Copy the data precisely, character for character, and leave out every picture.
# SOURCE EXCERPT start
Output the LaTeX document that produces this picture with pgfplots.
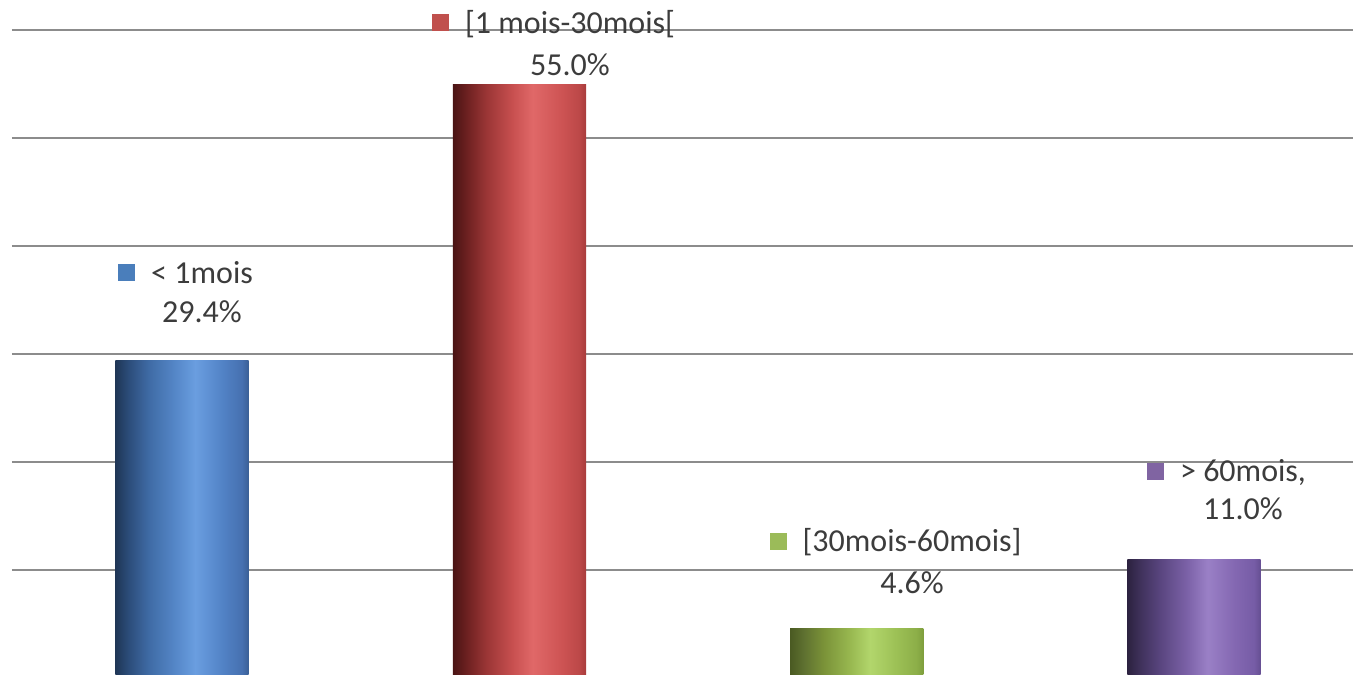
\documentclass[border=0pt]{standalone}
\usepackage{pgfplots}
\pgfplotsset{compat=1.18}
\usepackage{fontspec}
\setmainfont{Carlito}

\definecolor{txt}{HTML}{3C3C3C}
\definecolor{gridc}{HTML}{8C8C8C}
\definecolor{k1}{HTML}{4A7EBB}
\definecolor{k2}{HTML}{C0504D}
\definecolor{k3}{HTML}{9BBB59}
\definecolor{k4}{HTML}{8064A2}

% blue
\definecolor{b0}{HTML}{1F3656}\definecolor{b1}{HTML}{2C4D7A}\definecolor{b2}{HTML}{3F6BA5}
\definecolor{b3}{HTML}{5587C8}\definecolor{b4}{HTML}{6A9EE0}\definecolor{b5}{HTML}{5283C6}
\definecolor{b6}{HTML}{4670B0}\definecolor{b7}{HTML}{3A5F95}
% red
\definecolor{r0}{HTML}{4A1414}\definecolor{r1}{HTML}{6B2020}\definecolor{r2}{HTML}{9A3535}
\definecolor{r3}{HTML}{C85050}\definecolor{r4}{HTML}{E06868}\definecolor{r5}{HTML}{CF5555}
\definecolor{r6}{HTML}{BC4848}\definecolor{r7}{HTML}{A83C3C}
% green
\definecolor{g0}{HTML}{4A5A22}\definecolor{g1}{HTML}{5E7030}\definecolor{g2}{HTML}{7A9238}
\definecolor{g3}{HTML}{98B850}\definecolor{g4}{HTML}{B2D66C}\definecolor{g5}{HTML}{9CC055}
\definecolor{g6}{HTML}{8CAE48}\definecolor{g7}{HTML}{7E9E3C}
% purple
\definecolor{p0}{HTML}{2C2240}\definecolor{p1}{HTML}{40325C}\definecolor{p2}{HTML}{5A4680}
\definecolor{p3}{HTML}{7C62A8}\definecolor{p4}{HTML}{9A80C6}\definecolor{p5}{HTML}{8468B2}
\definecolor{p6}{HTML}{765CA6}\definecolor{p7}{HTML}{654E92}

\pgfdeclarehorizontalshading{blueshade}{100bp}{color(0bp)=(b0); color(25bp)=(b0); color(30bp)=(b1); color(37.5bp)=(b2); color(47.5bp)=(b3); color(55bp)=(b4); color(65bp)=(b5); color(72.5bp)=(b6); color(75bp)=(b7); color(100bp)=(b7)}
\pgfdeclarehorizontalshading{redshade}{100bp}{color(0bp)=(r0); color(25bp)=(r0); color(30bp)=(r1); color(37.5bp)=(r2); color(47.5bp)=(r3); color(55bp)=(r4); color(65bp)=(r5); color(72.5bp)=(r6); color(75bp)=(r7); color(100bp)=(r7)}
\pgfdeclarehorizontalshading{greenshade}{100bp}{color(0bp)=(g0); color(25bp)=(g0); color(30bp)=(g1); color(37.5bp)=(g2); color(47.5bp)=(g3); color(55bp)=(g4); color(65bp)=(g5); color(72.5bp)=(g6); color(75bp)=(g7); color(100bp)=(g7)}
\pgfdeclarehorizontalshading{purpleshade}{100bp}{color(0bp)=(p0); color(25bp)=(p0); color(30bp)=(p1); color(37.5bp)=(p2); color(47.5bp)=(p3); color(55bp)=(p4); color(65bp)=(p5); color(72.5bp)=(p6); color(75bp)=(p7); color(100bp)=(p7)}

\tikzset{lab/.style={font=\fontsize{16}{19}\selectfont, text=txt, inner sep=0pt, outer sep=0pt}}

\begin{document}
\begin{tikzpicture}
\useasboundingbox (0,0) rectangle (676.5pt,337pt);
\begin{axis}[
  at={(6pt,0pt)}, anchor=south west,
  scale only axis, width=670.5pt, height=337pt,
  xmin=-0.504, xmax=3.471, ymin=0.37, ymax=62.78,
  axis line style={draw=none},
  xtick=\empty, ytick={10,20,30,40,50,60}, yticklabels={},
  major tick length=0pt,
  ymajorgrids, grid style={line width=1.3pt, color=gridc},
]
\addplot[ybar, bar width=0.395, bar shift=0pt, draw=none, shade, shading=blueshade] coordinates {(0,29.4)};
\addplot[ybar, bar width=0.395, bar shift=0pt, draw=none, shade, shading=redshade] coordinates {(1,55.0)};
\addplot[ybar, bar width=0.395, bar shift=0pt, draw=none, shade, shading=greenshade] coordinates {(2,4.6)};
\addplot[ybar, bar width=0.395, bar shift=0pt, draw=none, shade, shading=purpleshade] coordinates {(3,11.0)};

\node[lab, anchor=base] (t1) at (axis cs:0.0593,36.57) {< 1mois};
\node[lab, anchor=base] at (axis cs:0.0593,32.96) {29.4\%};
\node[lab, anchor=base east] at ([xshift=-8pt]t1.base west) {\textcolor{k1}{\rule[1pt]{8.5pt}{8.5pt}}};

\node[lab, anchor=base] (t2) at (axis cs:1.150,59.72) {[1 mois-30mois[};
\node[lab, anchor=base] at (axis cs:1.150,55.83) {55.0\%};
\node[lab, anchor=base east] at ([xshift=-8pt]t2.base west) {\textcolor{k2}{\rule[1pt]{8.5pt}{8.5pt}}};

\node[lab, anchor=base] (t3) at (axis cs:2.164,11.67) {[30mois-60mois]};
\node[lab, anchor=base] at (axis cs:2.164,7.87) {4.6\%};
\node[lab, anchor=base east] at ([xshift=-8pt]t3.base west) {\textcolor{k3}{\rule[1pt]{8.5pt}{8.5pt}}};

\node[lab, anchor=base] (t4) at (axis cs:3.145,18.15) {> 60mois,};
\node[lab, anchor=base] at (axis cs:3.145,14.63) {11.0\%};
\node[lab, anchor=base east] at ([xshift=-8pt]t4.base west) {\textcolor{k4}{\rule[1pt]{8.5pt}{8.5pt}}};
\end{axis}
\end{tikzpicture}
\end{document}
# SOURCE EXCERPT end
OUTPUT OF THE TASK
Output the LaTeX document that produces this picture with pgfplots.
\documentclass[border=0pt]{standalone}
\usepackage{pgfplots}
\pgfplotsset{compat=1.18}
\usepackage{fontspec}
\setmainfont{Carlito}

\definecolor{txt}{HTML}{3C3C3C}
\definecolor{gridc}{HTML}{8C8C8C}
\definecolor{k1}{HTML}{4A7EBB}
\definecolor{k2}{HTML}{C0504D}
\definecolor{k3}{HTML}{9BBB59}
\definecolor{k4}{HTML}{8064A2}

% blue
\definecolor{b0}{HTML}{1F3656}\definecolor{b1}{HTML}{2C4D7A}\definecolor{b2}{HTML}{3F6BA5}
\definecolor{b3}{HTML}{5587C8}\definecolor{b4}{HTML}{6A9EE0}\definecolor{b5}{HTML}{5283C6}
\definecolor{b6}{HTML}{4670B0}\definecolor{b7}{HTML}{3A5F95}
% red
\definecolor{r0}{HTML}{4A1414}\definecolor{r1}{HTML}{6B2020}\definecolor{r2}{HTML}{9A3535}
\definecolor{r3}{HTML}{C85050}\definecolor{r4}{HTML}{E06868}\definecolor{r5}{HTML}{CF5555}
\definecolor{r6}{HTML}{BC4848}\definecolor{r7}{HTML}{A83C3C}
% green
\definecolor{g0}{HTML}{4A5A22}\definecolor{g1}{HTML}{5E7030}\definecolor{g2}{HTML}{7A9238}
\definecolor{g3}{HTML}{98B850}\definecolor{g4}{HTML}{B2D66C}\definecolor{g5}{HTML}{9CC055}
\definecolor{g6}{HTML}{8CAE48}\definecolor{g7}{HTML}{7E9E3C}
% purple
\definecolor{p0}{HTML}{2C2240}\definecolor{p1}{HTML}{40325C}\definecolor{p2}{HTML}{5A4680}
\definecolor{p3}{HTML}{7C62A8}\definecolor{p4}{HTML}{9A80C6}\definecolor{p5}{HTML}{8468B2}
\definecolor{p6}{HTML}{765CA6}\definecolor{p7}{HTML}{654E92}

\pgfdeclarehorizontalshading{blueshade}{100bp}{color(0bp)=(b0); color(25bp)=(b0); color(30bp)=(b1); color(37.5bp)=(b2); color(47.5bp)=(b3); color(55bp)=(b4); color(65bp)=(b5); color(72.5bp)=(b6); color(75bp)=(b7); color(100bp)=(b7)}
\pgfdeclarehorizontalshading{redshade}{100bp}{color(0bp)=(r0); color(25bp)=(r0); color(30bp)=(r1); color(37.5bp)=(r2); color(47.5bp)=(r3); color(55bp)=(r4); color(65bp)=(r5); color(72.5bp)=(r6); color(75bp)=(r7); color(100bp)=(r7)}
\pgfdeclarehorizontalshading{greenshade}{100bp}{color(0bp)=(g0); color(25bp)=(g0); color(30bp)=(g1); color(37.5bp)=(g2); color(47.5bp)=(g3); color(55bp)=(g4); color(65bp)=(g5); color(72.5bp)=(g6); color(75bp)=(g7); color(100bp)=(g7)}
\pgfdeclarehorizontalshading{purpleshade}{100bp}{color(0bp)=(p0); color(25bp)=(p0); color(30bp)=(p1); color(37.5bp)=(p2); color(47.5bp)=(p3); color(55bp)=(p4); color(65bp)=(p5); color(72.5bp)=(p6); color(75bp)=(p7); color(100bp)=(p7)}

\tikzset{lab/.style={font=\fontsize{16}{19}\selectfont, text=txt, inner sep=0pt, outer sep=0pt}}

\begin{document}
\begin{tikzpicture}
\useasboundingbox (0,0) rectangle (676.5pt,337pt);
\begin{axis}[
  at={(6pt,0pt)}, anchor=south west,
  scale only axis, width=670.5pt, height=337pt,
  xmin=-0.504, xmax=3.471, ymin=0.37, ymax=62.78,
  axis line style={draw=none},
  xtick=\empty, ytick={10,20,30,40,50,60}, yticklabels={},
  major tick length=0pt,
  ymajorgrids, grid style={line width=1.3pt, color=gridc},
]
\addplot[ybar, bar width=0.395, bar shift=0pt, draw=none, shade, shading=blueshade] coordinates {(0,29.4)};
\addplot[ybar, bar width=0.395, bar shift=0pt, draw=none, shade, shading=redshade] coordinates {(1,55.0)};
\addplot[ybar, bar width=0.395, bar shift=0pt, draw=none, shade, shading=greenshade] coordinates {(2,4.6)};
\addplot[ybar, bar width=0.395, bar shift=0pt, draw=none, shade, shading=purpleshade] coordinates {(3,11.0)};

\node[lab, anchor=base] (t1) at (axis cs:0.0593,36.57) {< 1mois};
\node[lab, anchor=base] at (axis cs:0.0593,32.96) {29.4\%};
\node[lab, anchor=base east] at ([xshift=-8pt]t1.base west) {\textcolor{k1}{\rule[1pt]{8.5pt}{8.5pt}}};

\node[lab, anchor=base] (t2) at (axis cs:1.150,59.72) {[1 mois-30mois[};
\node[lab, anchor=base] at (axis cs:1.150,55.83) {55.0\%};
\node[lab, anchor=base east] at ([xshift=-8pt]t2.base west) {\textcolor{k2}{\rule[1pt]{8.5pt}{8.5pt}}};

\node[lab, anchor=base] (t3) at (axis cs:2.164,11.67) {[30mois-60mois]};
\node[lab, anchor=base] at (axis cs:2.164,7.87) {4.6\%};
\node[lab, anchor=base east] at ([xshift=-8pt]t3.base west) {\textcolor{k3}{\rule[1pt]{8.5pt}{8.5pt}}};

\node[lab, anchor=base] (t4) at (axis cs:3.145,18.15) {> 60mois,};
\node[lab, anchor=base] at (axis cs:3.145,14.63) {11.0\%};
\node[lab, anchor=base east] at ([xshift=-8pt]t4.base west) {\textcolor{k4}{\rule[1pt]{8.5pt}{8.5pt}}};
\end{axis}
\end{tikzpicture}
\end{document}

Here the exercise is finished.